ENFL230

Tuesday of the Seventeenth Week in Ordinary Time

The love transforms the weeds

Then, dismissing the crowds, he went into the house. His disciples approached him and said, “Explain to us the parable of the weeds in the field.” He said in reply, “He who sows good seed is the Son of Man, the field is the world, the good seed the children of the kingdom. The weeds are the children of the evil one, and the enemy who sows them is the devil. The harvest is the end of the age, and the harvesters are angels. Just as weeds are collected and burned (up) with fire, so will it be at the end of the age. The Son of Man will send his angels, and they will collect out of his kingdom all who cause others to sin and all evildoers. They will throw them into the fiery furnace, where there will be wailing and grinding of teeth. Then the righteous will shine like the sun in the kingdom of their Father. Whoever has ears ought to hear. Mt 13,36-43

Jesus told to the crowd the parable of the good grain and of the weeds which were growing together in the fields and in society. Then, at the time of the harvest, the grain will be good crop and the weeds will be burned. Jesus gives the explanation of this parable, which the disciples did not understand, in the passage of the today gospel. In a family like ours, made up by people of different ages, cultures and – because of the adoptions – nationalities and life experiences, the secret of living together well is the daily practice of the patience and of the forgiveness. Sometimes – it’s true – there are some components who are more difficult than others, whom we would be tempted to dismiss, but the first parable of today, that one of the good grain and the weeds, tells us that the only way to handle difficult times is the exercise of the patience.

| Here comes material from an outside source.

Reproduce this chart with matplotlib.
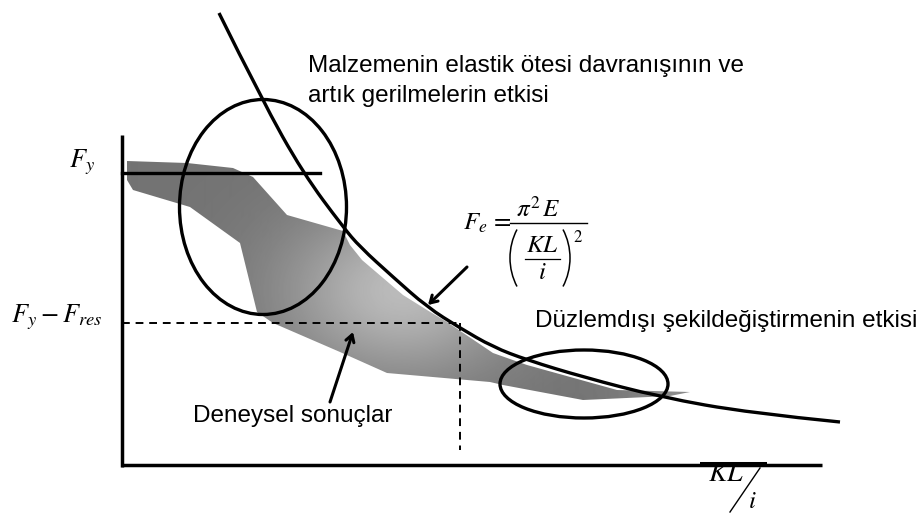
import numpy as np
import matplotlib
matplotlib.use("Agg")
import matplotlib.pyplot as plt
from matplotlib.patches import Ellipse, Polygon, FancyArrowPatch, Arc, PathPatch
from matplotlib.path import Path

plt.rcParams['font.family'] = ['Liberation Sans', 'DejaVu Sans']
plt.rcParams['mathtext.fontset'] = 'stix'

# Euler buckling curve (slenderness KL/i, critical load) – schematic units
euler_x = [97, 140, 181, 221, 238, 271, 305, 338, 371, 405, 461, 538, 628, 718]
euler_y = [452, 365, 292, 238, 218, 188, 158, 137, 118, 105, 88, 68, 52, 43]

# Scatter band of experimental results (outline, clockwise)
band_x = [5, 65, 111, 131, 165, 221, 228, 240, 281, 305, 325, 371, 405, 495, 568,
          548, 461, 381, 368, 265, 218, 151, 135, 118, 68, 11, 5]
band_y = [304, 302, 297, 288, 250, 234, 220, 205, 170, 155, 143, 112, 100, 75, 73,
          69, 65, 80, 83, 92, 113, 142, 153, 222, 258, 275, 285]

# Reference load levels
fy_level = 292
fy_minus_fres = 142
fy_line_end = 198
dash_x = 338

# Highlighted regions (centre x, centre y, width, height)
inelastic_zone = (141, 258, 167, 215)
out_of_plane_zone = (462, 81, 168, 68)


def smooth_path(xs, ys):
    """Quadratic Bezier path through the midpoints, using the points as controls."""
    pts = np.column_stack([xs, ys]).astype(float)
    verts = [pts[0]]
    codes = [Path.MOVETO]
    for i in range(1, len(pts) - 1):
        mid = (pts[i] + pts[i + 1]) / 2 if i < len(pts) - 2 else pts[i + 1]
        verts += [pts[i], mid]
        codes += [Path.CURVE3, Path.CURVE3]
    return Path(verts, codes)


fig = plt.figure(figsize=(9.22, 5.13), dpi=100)
ax = fig.add_axes([0, 0, 1, 1])
ax.set_xlim(-122, 800)
ax.set_ylim(-48, 465)
ax.axis('off')

# Grey band with soft shading
poly = Polygon(np.column_stack([band_x, band_y]), closed=True,
               facecolor='none', edgecolor='none')
ax.add_patch(poly)
gx = np.linspace(0, 600, 600)
gy = np.linspace(60, 310, 250)
GX, GY = np.meshgrid(gx, gy)
shade = (0.45
         + 0.28 * np.exp(-((GX - 280) ** 2 / (2 * 85 ** 2) + (GY - 175) ** 2 / (2 * 60 ** 2)))
         + 0.10 * np.exp(-((GX - 560) ** 2 / (2 * 40 ** 2))))
img = ax.imshow(shade, extent=(0, 600, 60, 310), origin='lower', cmap='gray',
                vmin=0, vmax=1, interpolation='bilinear', aspect='auto', zorder=1)
img.set_clip_path(poly)

# Axes
ax.plot([0, 0], [-2, 330], color='black', lw=2.5, solid_capstyle='butt', zorder=3)
ax.plot([-1, 700], [0, 0], color='black', lw=2.5, solid_capstyle='butt', zorder=3)
ax.plot([578, 645], [1.5, 1.5], color='black', lw=2.9, solid_capstyle='butt', zorder=3)

# Yield level
ax.plot([0, fy_line_end], [fy_level, fy_level], color='black', lw=2.4, zorder=4)

# Fy - Fres level and its slenderness
ax.plot([0, dash_x], [fy_minus_fres, fy_minus_fres], color='black', lw=1.4,
        ls=(0, (4, 3)), zorder=4)
ax.plot([dash_x, dash_x], [fy_minus_fres, 15], color='black', lw=1.4,
        ls=(0, (4, 3)), zorder=4)

# Euler curve
ax.add_patch(PathPatch(smooth_path(euler_x, euler_y), facecolor='none',
                       edgecolor='black', lw=2.4, zorder=5))

# Ellipses
for cx, cy, w, h in (inelastic_zone, out_of_plane_zone):
    ax.add_patch(Ellipse((cx, cy), w, h, fill=False, edgecolor='black', lw=2.4, zorder=6))

# Arrows
for start, end in (((345, 198), (306, 160)), ((208, 63), (231, 133))):
    ax.add_patch(FancyArrowPatch(start, end, arrowstyle='->,head_length=5,head_width=3',
                                 color='black', lw=2.2, zorder=6,
                                 shrinkA=0, shrinkB=0))

# Labels
ax.text(186, 393, 'Malzemenin elastik ötesi davranışının ve', fontsize=17.5,
        ha='left', va='baseline')
ax.text(186, 363, 'artık gerilmelerin etkisi', fontsize=17.5, ha='left', va='baseline')
ax.text(413, 138, 'Düzlemdışı şekildeğiştirmenin etkisi', fontsize=17.5,
        ha='left', va='baseline')
ax.text(71, 43, 'Deneysel sonuçlar', fontsize=17.5, ha='left', va='baseline')

ax.text(-53, 298, r'$F_y$', fontsize=19, ha='left', va='baseline')
ax.text(-111, 143, r'$F_y - F_{res}$', fontsize=19, ha='left', va='baseline')

# Euler formula  F_e = pi^2 E / (KL/i)^2
ax.text(341, 235, r'$F_e\,=$', fontsize=18, ha='left', va='baseline')
ax.plot([388, 465], [242, 242], color='black', lw=1.0)
ax.text(416, 248, r'$\pi^2\,E$', fontsize=18, ha='center', va='baseline')
ax.text(420, 213, r'$KL$', fontsize=18, ha='center', va='baseline')
ax.plot([403, 438], [206, 206], color='black', lw=0.9)
ax.text(420, 186, r'$i$', fontsize=18, ha='center', va='baseline')
paren_r = 61.5
paren_ang = 27.6
ax.add_patch(Arc((388 + paren_r, 207), 2 * paren_r, 2 * paren_r,
                 theta1=180 - paren_ang, theta2=180 + paren_ang, lw=1.1, color='black'))
ax.add_patch(Arc((448 - paren_r, 207), 2 * paren_r, 2 * paren_r,
                 theta1=-paren_ang, theta2=paren_ang, lw=1.1, color='black'))
ax.text(451, 236, r'$2$', fontsize=12, ha='left', va='top')

# Slenderness axis label KL/i
ax.text(586, -16, r'$KL$', fontsize=20, ha='left', va='baseline')
ax.plot([638, 608], [-3, -47], color='black', lw=1.0)
ax.text(626, -43, r'$i$', fontsize=18, ha='left', va='baseline')

fig.savefig('out.png', dpi=100)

It is not with the removal of a person that the weeds are uprooted, they always crop up, because it is the enemy which seeds it all the time. Indeed, as we had already the opportunity to say, we have to be encouraged by this behavior of the enemy, because if he is so determined to sow discord, it means that there is also a good grain. The devil does not sow discord where there is nothing. Although this is not spelt out by the parable, the experience teaches to us that a continual exercise of love, at a certain point, obtains also the miracle of turning the weeds in good grain. It is the Lord who caused it, but he needs our patience and our perseverance.